Sum of reciprocals of prime factors

What is the value of following sum?

$$\sum_{n_1,n_2,n_3 =0} ^ \infty \frac{1}{2^{n_{1}} 3^{n_{2}} 5^{n_{3}} }$$

Where $$n_1,n_2,n_3$$ are positive integers.

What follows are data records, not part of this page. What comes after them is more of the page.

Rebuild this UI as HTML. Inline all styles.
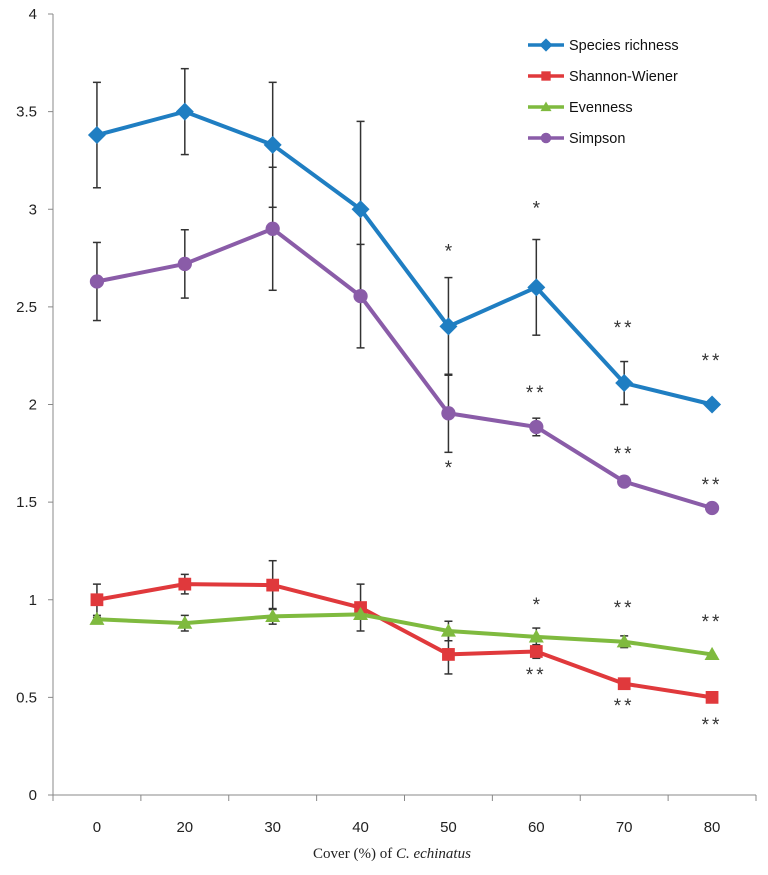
<!DOCTYPE html>
<html><head><meta charset="utf-8"><style>
body{margin:0;background:#fff;}
svg{display:block;font-family:"Liberation Sans",sans-serif;}
</style></head><body>
<svg id="chart" width="768" height="875" viewBox="0 0 768 875" xmlns="http://www.w3.org/2000/svg"></svg>
<script>
const categories=["0","20","30","40","50","60","70","80"];
const yTicks=[0,0.5,1,1.5,2,2.5,3,3.5,4];
const yTickLabels=["0","0.5","1","1.5","2","2.5","3","3.5","4"];
const richness=[3.38,3.50,3.33,3.00,2.40,2.60,2.11,2.00];
const richnessErr=[0.27,0.22,0.32,0.45,0.25,0.245,0.11,0];
const shannon=[1.00,1.08,1.075,0.96,0.72,0.735,0.57,0.50];
const shannonErr=[0.08,0.05,0.125,0.12,0.10,0.035,0.02,0];
const evenness=[0.90,0.88,0.915,0.925,0.84,0.81,0.785,0.72];
const evennessErr=[0.01,0.04,0.04,0.01,0.05,0.045,0.03,0];
const simpson=[2.63,2.72,2.90,2.555,1.955,1.885,1.605,1.47];
const simpsonErr=[0.20,0.175,0.315,0.265,0.20,0.045,0.02,0];
const seriesNames=["Species richness","Shannon-Wiener","Evenness","Simpson"];
// significance labels: [category index, y value, text]
const sigLabels=[[4,2.80,"*"],[4,1.69,"*"],[5,3.02,"*"],[5,2.074,"**"],[6,2.407,"**"],[7,2.238,"**"],[6,1.762,"**"],[7,1.603,"**"],[5,0.988,"*"],[5,0.63,"**"],[6,0.973,"**"],[7,0.901,"**"],[6,0.471,"**"],[7,0.374,"**"]];

const svg=document.getElementById('chart');
const NS="http://www.w3.org/2000/svg";
const X0=53,X1=756,Y0=795,Y4=14;
const band=(X1-X0)/categories.length;
const xS=i=>X0+band*(i+0.5);
const yS=v=>Y0-(v/4)*(Y0-Y4);
function mk(t,a,p){const e=document.createElementNS(NS,t);for(const k in a)e.setAttribute(k,a[k]);(p||svg).appendChild(e);return e;}

const axes=mk('g',{});


let e=mk('line',{x1:X0,y1:Y4,x2:X0,y2:Y0,stroke:'#888','stroke-width':1},axes);


e=mk('line',{x1:X0,y1:Y0,x2:X1,y2:Y0,stroke:'#888','stroke-width':1},axes);


yTicks.forEach((v,i)=>{
  mk('line',{x1:X0-5,y1:yS(v),x2:X0,y2:yS(v),stroke:'#888'},axes);
  const t=mk('text',{x:X0-16,y:yS(v)+5,'text-anchor':'end','font-size':15,fill:'#222'},axes);
  t.textContent=yTickLabels[i];
  
  
});
for(let i=0;i<=categories.length;i++){mk('line',{x1:X0+band*i,y1:Y0,x2:X0+band*i,y2:Y0+6,stroke:'#888'},axes);}
categories.forEach((c,i)=>{
  const t=mk('text',{x:xS(i),y:Y0+37,'text-anchor':'middle','font-size':15,fill:'#222'},axes);
  t.textContent=c;
  
  
});
const xt=mk('text',{x:392,y:858,'text-anchor':'middle','font-size':15,'font-family':'Liberation Serif, serif',fill:'#222'});
xt.innerHTML='Cover (%) of <tspan font-style="italic">C. echinatus</tspan>';



const series=[
 {d:richness,err:richnessErr,c:'#1f7ec2',m:'diamond',n:'species-richness'},
 {d:shannon,err:shannonErr,c:'#e0393c',m:'square',n:'shannon-wiener'},
 {d:evenness,err:evennessErr,c:'#7fba3f',m:'triangle',n:'evenness'},
 {d:simpson,err:simpsonErr,c:'#8a5ca8',m:'circle',n:'simpson'}];
function marker(g,type,x,y,c,s){
  if(type==='diamond')return mk('path',{d:`M${x} ${y-s*1.2}L${x+s*1.2} ${y}L${x} ${y+s*1.2}L${x-s*1.2} ${y}Z`,fill:c},g);
  if(type==='square')return mk('rect',{x:x-s*0.85,y:y-s*0.85,width:s*1.7,height:s*1.7,fill:c},g);
  if(type==='triangle')return mk('path',{d:`M${x} ${y-s}L${x+s} ${y+s*0.75}L${x-s} ${y+s*0.75}Z`,fill:c},g);
  return mk('circle',{cx:x,cy:y,r:s*0.95,fill:c},g);
}
series.forEach(s=>{
  const g=mk('g',{});
  
  
  s.d.forEach((v,i)=>{
    if(!s.err[i])return;
    const x=xS(i),a=yS(v+s.err[i]),b=yS(v-s.err[i]);
    mk('line',{x1:x,y1:a,x2:x,y2:b,stroke:'#333','stroke-width':1.5},g);
    mk('line',{x1:x-4,y1:a,x2:x+4,y2:a,stroke:'#333','stroke-width':1.5},g);
    mk('line',{x1:x-4,y1:b,x2:x+4,y2:b,stroke:'#333','stroke-width':1.5},g);
  });
});
series.forEach(s=>{
  const g=mk('g',{});
  
  
  const pl=mk('polyline',{points:s.d.map((v,i)=>xS(i)+','+yS(v)).join(' '),fill:'none',stroke:s.c,'stroke-width':4,'stroke-linejoin':'round'},g);
  
  
  s.d.forEach((v,i)=>{
    const m=marker(g,s.m,xS(i),yS(v),s.c,7.5);
    
    
  });
});
sigLabels.forEach(l=>{
  const t=mk('text',{x:xS(l[0]),y:yS(l[1])+9,'text-anchor':'middle','font-size':19,'letter-spacing':l[2].length>1?3:0,fill:'#333'});
  t.textContent=l[2];
  
  
});
const lg=mk('g',{});


series.forEach((s,i)=>{
  const y=45+i*31;
  const it=mk('g',{},lg);
  
  
  mk('line',{x1:528,y1:y,x2:564,y2:y,stroke:s.c,'stroke-width':3.5},it);
  marker(it,s.m,546,y,s.c,5.5);
  const t=mk('text',{x:569,y:y+5,'font-size':14.5,fill:'#111'},it);
  t.textContent=seriesNames[i];
});
</script>
</body></html>
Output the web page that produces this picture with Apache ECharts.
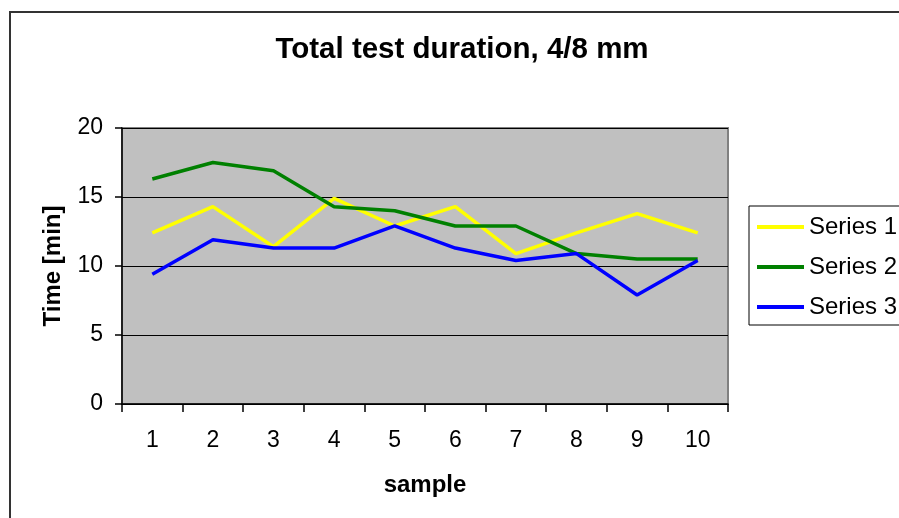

• I don't understand the notation, could you please expand the sum? – Dr. Mathva May 10 at 16:27
• It is $\frac{1}{1-2^{-1}}\frac{1}{1-3^{-1}}\frac{1}{1-5^{-1}}$ – reuns May 10 at 16:33
• $3.75{}{}{}{}{}$ – Saucy O'Path May 10 at 16:33
• Hint: $\sum_{i,j= 0}^\infty a_ib_j = (\sum_{i=0}^\infty a_i)(\sum_{j=0}^\infty b_j)$. Do you see why this is? – eyeballfrog May 10 at 16:33

Write the sum as: $$\sum_{n_1=0}^\infty \left(\sum_{n_2=0}^\infty \left(\sum_{n_3=0}^\infty \frac{1}{2^{n_1}3^{n_2}5^{n_3}}\right)\right).$$ In the innermost sum, $$2^{n_1}$$ and $$3^{n_2}$$ are constant, so we can factor them out: $$\sum_{n_1=0}^\infty \left(\sum_{n_2=0}^\infty \frac{1}{2^{n_1}3^{n_2}} \left(\sum_{n_3=0}^\infty \frac{1}{5^{n_3}}\right)\right).$$ Again, $$2^{n_1}$$ is a constant in the middle sum, so we can factor it out: $$\sum_{n_1=0}^\infty \frac{1}{2^{n_1}}\left(\sum_{n_2=0}^\infty \frac{1}{3^{n_2}}\left(\sum_{n_3=0}^\infty \frac{1}{5^{n_3}}\right)\right).$$ Now whatever $$\sum_{n_3}^\infty \frac{1}{5^{n_3}}$$ is (you can work it out using the formula for the sum of a geometric series), it is constant with respect to $$n_1$$ and $$n_2$$, so it can be factored out: $$\left(\sum_{n_3=0}^\infty \frac{1}{5^{n_3}}\right)\left(\sum_{n_1=0}^\infty \frac{1}{2^{n_1}} \left(\sum_{n_2=0}^\infty \frac{1}{3^{n_2}}\right)\right).$$ Similarly, whatever $$\sum_{n_2=0}^\infty \frac{1}{3^{n_2}}$$ is, it is constant with respect to $$n_1$$ and can be factored out of the sum: $$\left(\sum_{n_3=0}^\infty \frac{1}{5^{n_3}}\right)\left(\sum_{n_2=0}^\infty \frac{1}{3^{n_2}}\right)\left(\sum_{n_1=0}^\infty \frac{1}{2^{n_1}}\right).$$ Now use the formula for the sum of a geometric series.